Base64 Encoder

Encode and decode Base64 text and data. UTF-8 and URL-safe. Runs in your browser, no upload.

BASE64

Encode and decode Base64 in your browser

This free Base64 encoder and decoder converts text to Base64 and back without uploading anything. It is UTF-8 safe, so emoji and every language round-trip cleanly, and it offers a URL-safe mode for tokens and query strings. Everything runs locally in your browser, so API keys, credentials, and private data never leave your device.

No signup, no limits, no ads. Pick a direction, paste your input, and copy the result.

How to use it

  1. Choose encode or decode. Encode turns plain text into Base64; decode turns Base64 back into text.
  2. Toggle URL-safe if you are working with tokens, JWTs, or anything that lives in a URL or filename.
  3. Paste your input and read the result in the output pane.
  4. Copy the output, or use it as the next input to chain a round-trip.

Common use cases

  • Inspecting JWTs. Decode the header and payload segments of a JSON Web Token (they are URL-safe Base64).
  • Data URIs.
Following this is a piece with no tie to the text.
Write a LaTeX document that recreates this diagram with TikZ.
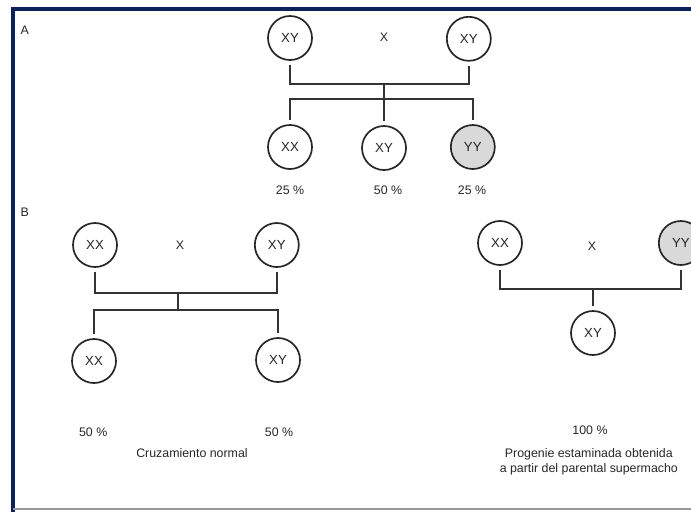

Decode a base64 image string, or check what an inline data URI contains.
  • Debugging APIs. Decode a Base64 field in an API response to see the real value.
  • Basic auth headers. Decode an Authorization header to confirm the username and password being sent.
  • Config and secrets transport. Encode a value so it survives being pasted into YAML, JSON, or an env file.

Encoding is not encryption

It is worth repeating: Base64 is an encoding, not a cipher. Anyone who sees the encoded string can decode it in seconds, including with this very tool. Use Base64 to move data through systems that expect plain text, never to hide it. If you need confidentiality, reach for real encryption and key management instead.

Frequently asked questions

Is my text or data uploaded anywhere?
No. Encoding and decoding happen entirely in your browser with JavaScript. Nothing you paste is sent to a server, so it is safe to encode tokens, credentials, or private notes.
What is Base64 actually for?
Base64 represents binary or text data using 64 safe ASCII characters. It is used to embed images in CSS or HTML (data URIs), to carry binary payloads inside JSON or XML, in email attachments (MIME), and in JWT tokens. It is an encoding, not encryption: anyone can decode it.
Does it handle emoji and non-English text?
Yes. The tool encodes through UTF-8 first, so emoji, accents, Arabic, Chinese, and any Unicode text round-trip correctly. The naive browser btoa function throws on those characters; this tool handles them properly.
What is the URL-safe option?
Standard Base64 uses the characters + and /, which have special meaning in URLs. URL-safe Base64 replaces them with - and _ and drops the trailing = padding, so the result can be dropped straight into a query string or a filename. JWTs use this variant.
Why does decoding fail sometimes?
Decoding fails when the input is not valid Base64: it has characters outside the alphabet, the wrong length, or broken padding. If you copied a URL-safe token, turn on the URL-safe toggle so the tool restores the standard alphabet and padding before decoding.
Is Base64 secure?
No. Base64 is reversible by anyone, so it provides zero confidentiality. Use it to transport data, never to protect it. For secrets, use real encryption.